Before the regents’ decision to move forward with the new major, no infrastructure existed to help Alaskans develop their cinematic muscles. With that in mind, I asked around campus to see what other programs and classes students would like to see added – or cut. The list was intriguing and, at times, brilliant, funny and surprising.
In the perfect world of those polled, UAF would expand its foreign languages department to allow undergraduate degrees in Chinese and Arabic. Currently, UAF offers two elementary and two intermediate classes in Chinese and two introductory Arabic classes taught “as demand warrants.” In addition to languages, liberal arts students would like to see expansions in justice (to a doctorate), sociology (to a master’s) and women and gender studies (to a bachelor’s).
In the sciences, students would like web development classes become a part of the computer sciences program.

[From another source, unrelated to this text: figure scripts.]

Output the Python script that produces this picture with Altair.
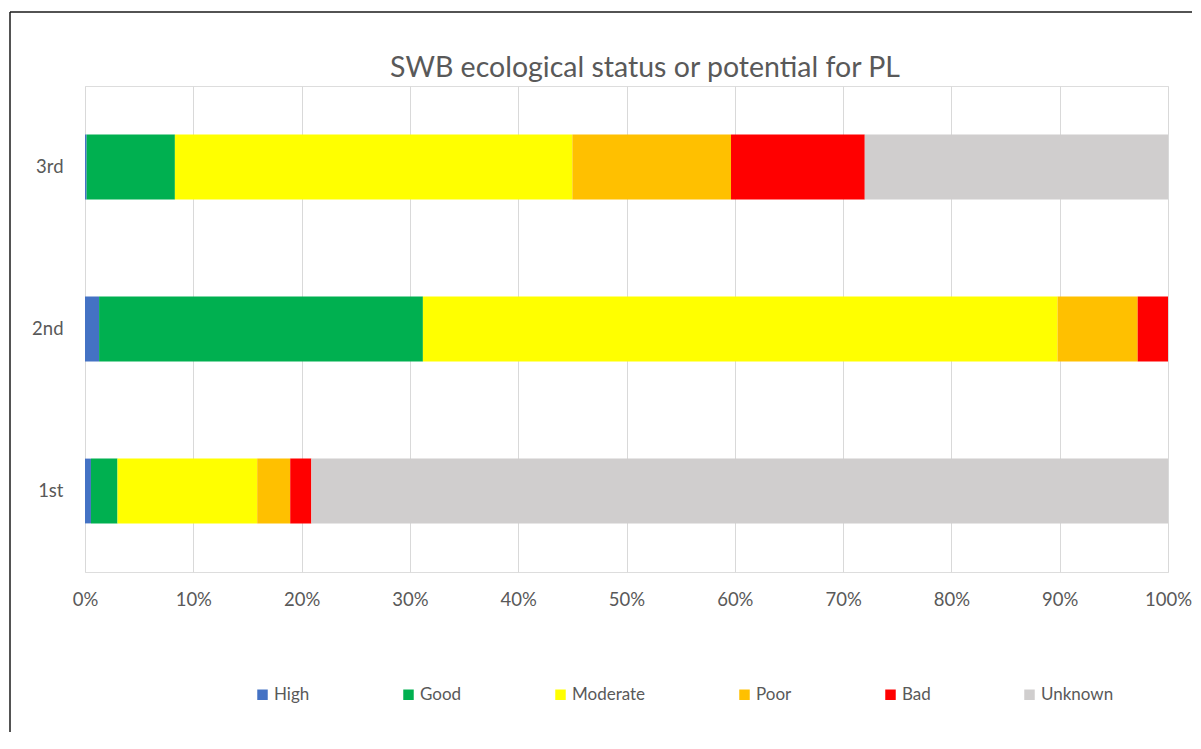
import altair as alt
import pandas as pd

categories = ["1st", "2nd", "3rd"]
statuses = ["High", "Good", "Moderate", "Poor", "Bad", "Unknown"]
colors = ["#4472C4", "#00B050", "#FFFF00", "#FFC000", "#FF0000", "#D0CECE"]
title_text = "SWB ecological status or potential for PL"

# percent shares per status, per category
high = [0.55, 1.3, 0.15]
good = [2.45, 29.9, 8.15]
moderate = [12.9, 58.6, 36.7]
poor = [3.05, 7.4, 14.65]
bad = [1.95, 2.8, 12.35]
unknown = [79.1, 0.0, 28.0]

series = [high, good, moderate, poor, bad, unknown]
rows = []
for si, (s, vals) in enumerate(zip(statuses, series)):
    for c, v in zip(categories, vals):
        rows.append({"cat": c, "status": s, "value": v / 100.0, "ord": si})
df = pd.DataFrame(rows)

FONT = "Lato"
GREY = "#595959"

bars = alt.Chart(df).mark_bar().encode(
    x=alt.X("value:Q", stack="zero",
            scale=alt.Scale(domain=[0, 1], nice=False, zero=True),
            axis=alt.Axis(format=".0%", values=[i / 10 for i in range(11)],
                          title=None, domain=False, ticks=False, grid=True,
                          gridColor="#D9D9D9", gridWidth=1,
                          labelFont=FONT, labelFontSize=18.5, labelColor=GREY,
                          labelPadding=18, labelFlush=False)),
    y=alt.Y("cat:N", sort=["3rd", "2nd", "1st"],
            scale=alt.Scale(paddingInner=0.6, paddingOuter=0.3),
            axis=alt.Axis(title=None, domain=False, ticks=False, grid=False,
                          labelFont=FONT, labelFontSize=18.5, labelColor=GREY,
                          labelPadding=22)),
    color=alt.Color("status:N",
                    scale=alt.Scale(domain=statuses, range=colors),
                    legend=alt.Legend(title=None, orient="none", direction="horizontal",
                                      legendX=169, legendY=600,
                                      symbolType="square", symbolSize=110,
                                      symbolStrokeWidth=0,
                                      labelFont=FONT, labelFontSize=17, labelColor=GREY,
                                      labelOffset=3, columnPadding=90,
                                      columns=6)),
    order=alt.Order("ord:Q", sort="ascending"),
)

one_df = pd.DataFrame({"t": [title_text]})
left_line = alt.Chart(one_df).mark_rule(color="#1a1a1a", strokeWidth=1.5).encode(
    x=alt.value(-75), y=alt.value(-74), y2=alt.value(700))
top_line = alt.Chart(one_df).mark_rule(color="#1a1a1a", strokeWidth=1.5).encode(
    x=alt.value(-75), x2=alt.value(1200), y=alt.value(-74))
title = alt.Chart(one_df).mark_text(font=FONT, fontSize=28.5, color=GREY,
                                    align="center", baseline="middle").encode(
    text="t:N", x=alt.value(560), y=alt.value(-18))

chart = alt.layer(bars, left_line, top_line, title).properties(
    width=1083, height=486,
    autosize=alt.AutoSizeParams(type="none"),
    padding={"left": 77, "top": 78, "right": 24, "bottom": 160},
).configure_view(stroke=None).configure(background="white")

chart.save("out.html", embed_options={"renderer": "svg", "actions": False})
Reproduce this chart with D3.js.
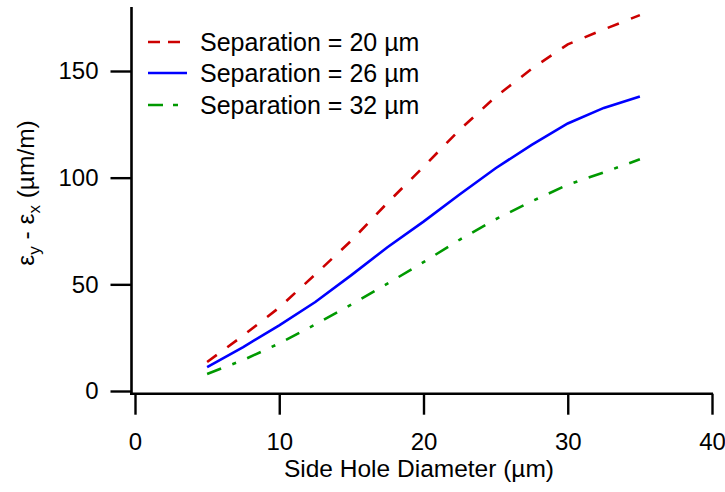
<!DOCTYPE html>
<html>
<head>
<meta charset="utf-8">
<script src="https://cdn.jsdelivr.net/npm/d3@7/dist/d3.min.js"></script>
<style>
  body { margin: 0; background: #fff; }
  svg { display: block; }
  text { font-family: "Liberation Sans", Arial, Helvetica, sans-serif; fill: #000; }
</style>
</head>
<body>
<svg id="chart" width="725" height="492"></svg>
<script>
// ---- data ----
const diameters = [5, 7.5, 10, 12.5, 15, 17.5, 20, 22.5, 25, 27.5, 30, 32.5, 35];
const sep20 = [13.6, 26, 39.1, 54.7, 70.5, 88.2, 105.1, 122.4, 137.9, 151, 162.5, 169.5, 176.2];
const sep26 = [11.2, 20.6, 30.8, 41.7, 54.3, 67.4, 79.4, 92.1, 104.4, 115.4, 125.4, 132.7, 138];
const sep32 = [8, 14.5, 22.3, 31.2, 40.5, 50.3, 60.4, 70.9, 80.5, 88.9, 96.7, 102.5, 108.6];
const seriesNames = ["Separation = 20 \u00b5m", "Separation = 26 \u00b5m", "Separation = 32 \u00b5m"];
const xTicks = [0, 10, 20, 30, 40];
const yTicks = [0, 50, 100, 150];

// ---- styles ----
const styles = [
  { color: "#cc0000", dash: "12,13", legendDash: "12,8" },
  { color: "#0000ff", dash: null, legendDash: null },
  { color: "#009900", dash: "15,12,4,12", legendDash: "15,10,5,10" }
];
const seriesValues = [sep20, sep26, sep32];

const svg = d3.select("#chart");
const x = d3.scaleLinear().domain([0, 40]).range([135, 712]);
const y = d3.scaleLinear().domain([0, 150]).range([391, 71]);

const axisX = 131.5, axisY = 393.7;
const tickFont = 24, legendFont = 25, titleFont = 24.5;

// x axis
const gx = svg.append("g").attr("transform", `translate(0,${axisY})`)
  .call(d3.axisBottom(x).tickValues(xTicks).tickSize(21).tickPadding(18).tickFormat(d3.format("d")));
gx.select(".domain").remove();
gx.selectAll(".tick line").attr("stroke", "#000").attr("stroke-width", 2.4);
gx.selectAll(".tick text").attr("font-size", tickFont).attr("font-family", null);
svg.append("line").attr("x1", 130).attr("x2", 713).attr("y1", axisY).attr("y2", axisY)
  .attr("stroke", "#000").attr("stroke-width", 2.6);

// y axis
const gy = svg.append("g").attr("transform", `translate(${axisX},0)`)
  .call(d3.axisLeft(y).tickValues(yTicks).tickSize(21).tickPadding(12).tickFormat(d3.format("d")));
gy.select(".domain").remove();
gy.selectAll(".tick line").attr("stroke", "#000").attr("stroke-width", 2.4);
gy.selectAll(".tick text").attr("font-size", tickFont).attr("font-family", null);
svg.append("line").attr("x1", axisX).attr("x2", axisX).attr("y1", 7).attr("y2", axisY + 1.3)
  .attr("stroke", "#000").attr("stroke-width", 2.6);

// lines
const line = d3.line().x((d, i) => x(diameters[i])).y(d => y(d)).curve(d3.curveLinear);
seriesValues.forEach((vals, k) => {
  svg.append("path").datum(vals)
    .attr("d", line)
    .attr("fill", "none")
    .attr("stroke", styles[k].color)
    .attr("stroke-width", 2.6)
    .attr("stroke-dasharray", styles[k].dash);
});

// legend
const legX1 = 148, legX2 = 187, legTextX = 200;
const legY = [42, 73, 105];
seriesNames.forEach((name, k) => {
  svg.append("line").attr("x1", legX1).attr("x2", legX2).attr("y1", legY[k]).attr("y2", legY[k])
    .attr("stroke", styles[k].color).attr("stroke-width", 2.6)
    .attr("stroke-dasharray", styles[k].legendDash);
  svg.append("text").attr("x", legTextX).attr("y", legY[k]).attr("dy", "0.36em")
    .attr("font-size", legendFont).text(name);
});

// axis titles
svg.append("text").attr("x", 419).attr("y", 477)
  .attr("text-anchor", "middle").attr("font-size", titleFont)
  .text("Side Hole Diameter (\u00b5m)");

const yt = svg.append("text")
  .attr("transform", `translate(34,193) rotate(-90)`)
  .attr("text-anchor", "middle").attr("font-size", titleFont);
yt.append("tspan").text("\u03b5");
yt.append("tspan").attr("font-size", 17).attr("dy", 6).text("y");
yt.append("tspan").attr("dy", -6).text(" - \u03b5");
yt.append("tspan").attr("font-size", 17).attr("dy", 6).text("x");
yt.append("tspan").attr("dy", -6).text(" (\u00b5m/m)");
</script>
</body>
</html>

They’d also like to declare themselves majors in botany and paleontology. Speaking of paleontology, UAF already has the world’s foremost collection of polar dinosaurs and some excellent faculty members (Patrick Druckenmiller and Sarah Fowell among them) at its disposal. If there is one thing almost everybody living in a post “Jurassic Park” America loves to read about and see, it’s dinosaurs. If there was ever a way to attract people to the sciences at UAF (and to inspire charitable contributions to the university) it’s to make everything UAF does just a little more about dinosaurs.
While there are plenty of courses and programs people want to see added, there are several that students wish to see axed. As far as programs go, the first that would be given over to the guillotine is communications. Several people who answered the survey felt that while communications is important, it doesn’t warrant its own program. Another program that inspired similar feelings was (and it hurts me to write because it’s my own minor) philosophy. Respondents felt that philosophy lacks practical value.
Two classes that were met with equal disdain were Library Science 100X and Art/Mus/Theater 200X. On the flip side, two students were more then ready to begin taking Underwater Basket Weaving 100X and the Art of Maiming 201. I have a pretty good feeling that those classes would be both lucrative for the university, as well as totally awesome.